»»

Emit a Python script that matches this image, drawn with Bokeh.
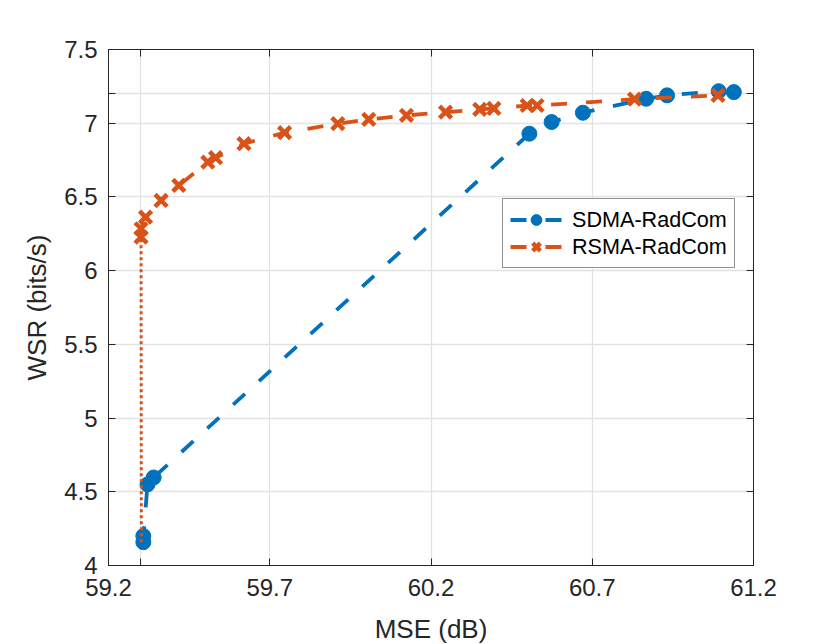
from bokeh.plotting import figure
from bokeh.models import (Range1d, FixedTicker, LinearAxis, CustomJSTickFormatter,
                          Legend, LegendItem)
from bokeh.embed import file_html
from bokeh.resources import INLINE

# ---- data ----
sdma_mse = [59.308, 59.308, 59.321, 59.340, 60.505, 60.574, 60.671, 60.867, 60.932, 61.092, 61.139]
sdma_wsr = [4.158, 4.200, 4.550, 4.597, 6.929, 7.008, 7.071, 7.166, 7.189, 7.217, 7.211]

rsma_mse = [59.301, 59.301, 59.315, 59.363, 59.418, 59.508, 59.532, 59.620, 59.746, 59.911,
            60.007, 60.124, 60.245, 60.351, 60.395, 60.498, 60.529, 60.831, 61.090]
rsma_wsr = [6.227, 6.284, 6.363, 6.476, 6.578, 6.736, 6.766, 6.861, 6.936, 6.997,
            7.026, 7.053, 7.075, 7.094, 7.100, 7.120, 7.120, 7.163, 7.189]

drop_mse = [59.302, 59.301]
drop_wsr = [4.158, 6.227]

x_tick_values = [59.2, 59.3, 59.7, 60.2, 60.7, 61.2]
x_tick_labels = ["59.2", "", "59.7", "60.2", "60.7", "61.2"]
y_tick_values = [4.0, 4.5, 5.0, 5.5, 6.0, 6.5, 7.0, 7.2, 7.5]
y_tick_labels = ["4", "4.5", "5", "5.5", "6", "6.5", "7", "", "7.5"]

BLUE = "#0072BD"
RED = "#D95319"
INK = "#262626"
FONT = "Liberation Sans"

p = figure(width=830, height=644, output_backend="svg", toolbar_location=None,
           x_range=Range1d(59.2, 61.2), y_range=Range1d(4.0, 7.5),
           frame_width=645, frame_height=516,
           min_border_left=108, min_border_right=77, min_border_top=49, min_border_bottom=79)
p.background_fill_color = "white"
p.border_fill_color = "white"
p.outline_line_color = INK
p.outline_line_width = 1

fmt_code = """
for (let i = 0; i < vals.length; i++) {
  if (Math.abs(tick - vals[i]) < 1e-9) return labs[i];
}
return '';
"""
xfmt = CustomJSTickFormatter(args=dict(vals=x_tick_values, labs=x_tick_labels), code=fmt_code)
yfmt = CustomJSTickFormatter(args=dict(vals=y_tick_values, labs=y_tick_labels), code=fmt_code)
blankfmt = CustomJSTickFormatter(code="return '';")
xticker = FixedTicker(ticks=x_tick_values, minor_ticks=[])
yticker = FixedTicker(ticks=y_tick_values, minor_ticks=[])


def style_axis(ax):
    ax.axis_line_color = INK
    ax.axis_line_width = 1
    ax.major_tick_line_color = INK
    ax.major_tick_line_width = 1
    ax.major_tick_in = 7
    ax.major_tick_out = 0
    ax.minor_tick_line_color = None
    ax.major_label_text_font = FONT
    ax.major_label_text_color = INK
    ax.major_label_text_font_size = "24px"
    ax.axis_label_text_font = FONT
    ax.axis_label_text_font_size = "26px"
    ax.axis_label_text_font_style = "normal"
    ax.axis_label_text_color = INK


p.xaxis.ticker = xticker
p.xaxis.formatter = xfmt
p.yaxis.ticker = yticker
p.yaxis.formatter = yfmt
style_axis(p.xaxis[0])
style_axis(p.yaxis[0])
p.xaxis.axis_label = "MSE (dB)"
p.yaxis.axis_label = "WSR (bits/s)"
p.xaxis.major_label_standoff = 13
p.xaxis.axis_label_standoff = 15
p.yaxis.major_label_standoff = 11
p.yaxis.axis_label_standoff = 9

top_ax = LinearAxis(ticker=xticker, formatter=blankfmt)
right_ax = LinearAxis(ticker=yticker, formatter=blankfmt)
style_axis(top_ax)
style_axis(right_ax)
top_ax.major_label_standoff = 0
right_ax.major_label_standoff = 0
p.add_layout(top_ax, "above")
p.add_layout(right_ax, "right")

p.xgrid.ticker = xticker
p.ygrid.ticker = yticker
p.xgrid.grid_line_color = "#E2E2E2"
p.ygrid.grid_line_color = "#E2E2E2"
p.xgrid.grid_line_width = 1.3
p.ygrid.grid_line_width = 1.3

r_sd_line = p.line(sdma_mse, sdma_wsr, line_color=BLUE, line_width=3.8, line_dash="16 19")
r_sd_pts = p.scatter(sdma_mse, sdma_wsr, marker="circle", size=15,
                     fill_color=BLUE, line_color=BLUE)
r_rs_line = p.line(rsma_mse, rsma_wsr, line_color=RED, line_width=3.8, line_dash="16 19")
r_rs_pts = p.scatter(rsma_mse, rsma_wsr, marker="x", size=17,
                     line_color=RED, line_width=4.5)
r_drop = p.line(drop_mse, drop_wsr, line_color=RED, line_width=3, line_dash="3 3")

legend = Legend(items=[
    LegendItem(label="SDMA-RadCom", renderers=[r_sd_line, r_sd_pts]),
    LegendItem(label="RSMA-RadCom", renderers=[r_rs_line, r_rs_pts]),
], location=(394, 297))
legend.border_line_color = INK
legend.border_line_width = 1
legend.background_fill_color = "white"
legend.background_fill_alpha = 1
legend.label_text_font = FONT
legend.label_text_font_size = "21.6px"
legend.label_text_color = "black"
legend.padding = 7
legend.spacing = 0
legend.glyph_width = 52
legend.glyph_height = 27
legend.label_standoff = 10
legend.margin = 0
p.add_layout(legend)

open("out.html", "w").write(file_html(p, INLINE))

««

● **YOUR OBJECTIVE**
Emit the lines of the material exactly, from its first line to the line containing "7.189, 7.217, 7.211]", inclusive; leave every picture out.

● **OUTPUT OF THE TASK**
Emit a Python script that matches this image, drawn with Bokeh.
from bokeh.plotting import figure
from bokeh.models import (Range1d, FixedTicker, LinearAxis, CustomJSTickFormatter,
                          Legend, LegendItem)
from bokeh.embed import file_html
from bokeh.resources import INLINE

# ---- data ----
sdma_mse = [59.308, 59.308, 59.321, 59.340, 60.505, 60.574, 60.671, 60.867, 60.932, 61.092, 61.139]
sdma_wsr = [4.158, 4.200, 4.550, 4.597, 6.929, 7.008, 7.071, 7.166, 7.189, 7.217, 7.211]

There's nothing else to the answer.